Gold has been widely used throughout the world as a vehicle for monetary exchange, either by issuance and recognition of gold coins or other bare metal quantities, or through gold-convertible paper instruments by establishing gold standards in which the total value of issued money is represented in a store of gold reserves.

However, the amount of gold in the world is finite, and production has not grown in relation to the world’s economies. Today, gold mining output is declining. With the sharp growth of economies in the 20th century and the increasing foreign exchange, the world’s gold reserves and their trading market have become a small fraction of all markets, and fixed exchange rates of currencies to gold became unsustainable. At the beginning of World War I, the warring nations moved to a fractional gold standard, inflating their currencies to finance the war effort. After World War II, gold was replaced by a system of convertible currency. Gold standards and the direct convertibility of currencies to gold have been abandoned by world governments, being replaced by fiat currency in their stead.

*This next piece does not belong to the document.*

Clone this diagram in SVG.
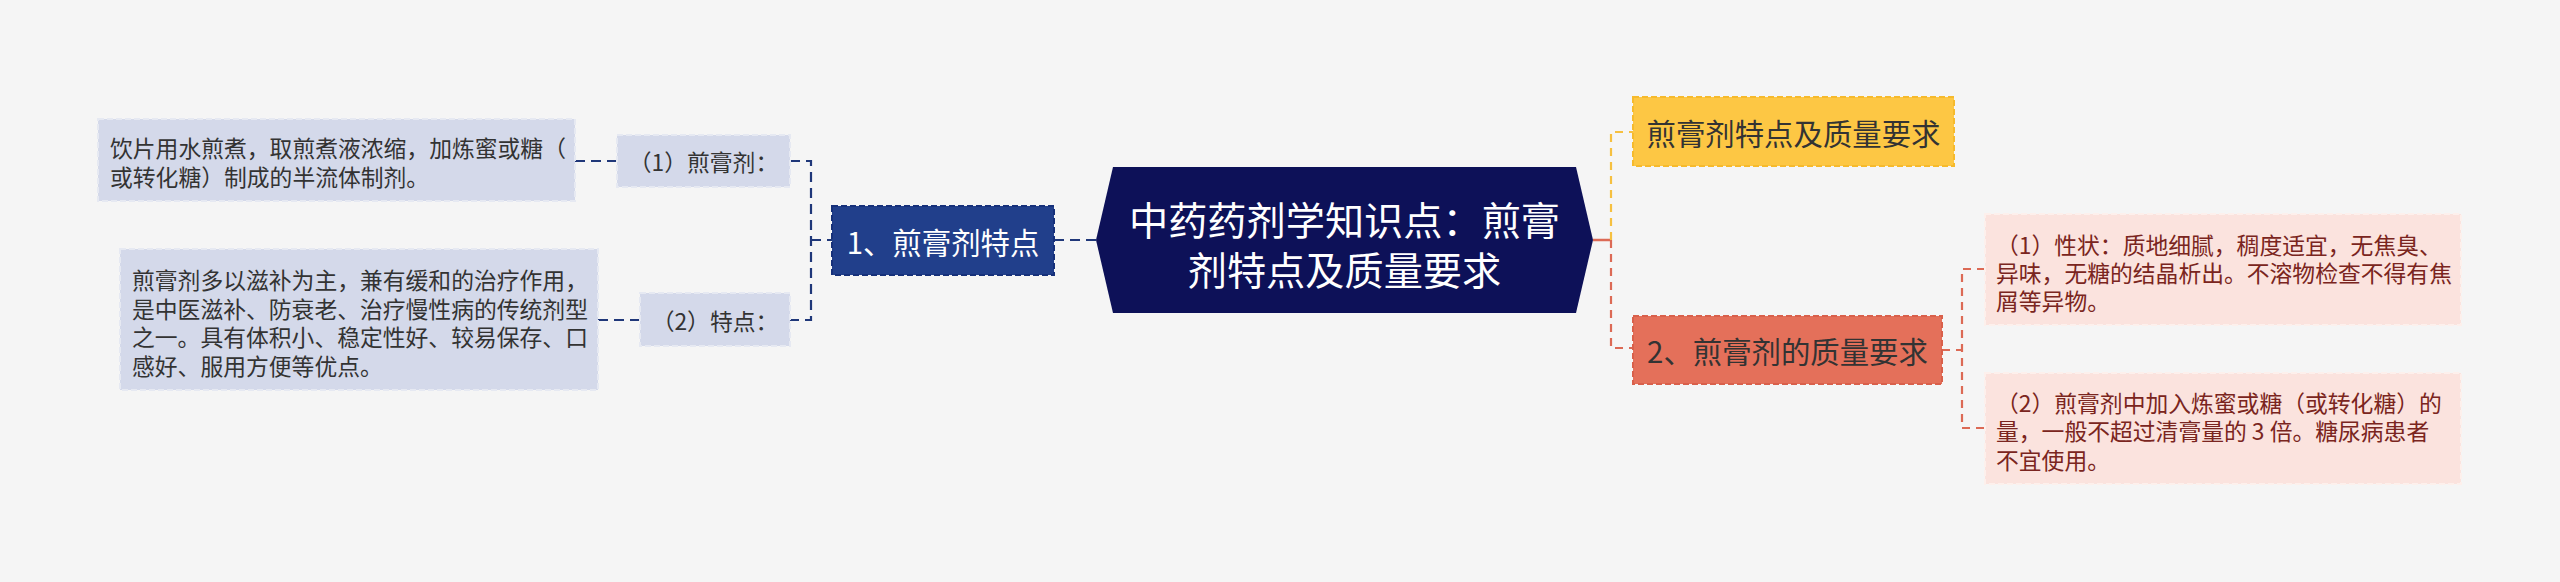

Answering this question, Dr. Monzer Kahf, scholar of Islamic economics and financial expert, stated,

Do not you notice that all currencies in the world today have no gold coverage, and yet have values? Then a gold coverage is not the thing that gives them value!

The answer is as simple as mentioned! The fact is that what gives value to a currency is the demand and supply of it that is created by export, by import, and by payments across the border of that country. Of course, the policy of the central banks has a lot to do in affecting the demand and supply of a currency too. Gold as a currency is gone, and it has become an industrial metal in the growing nuclear industry.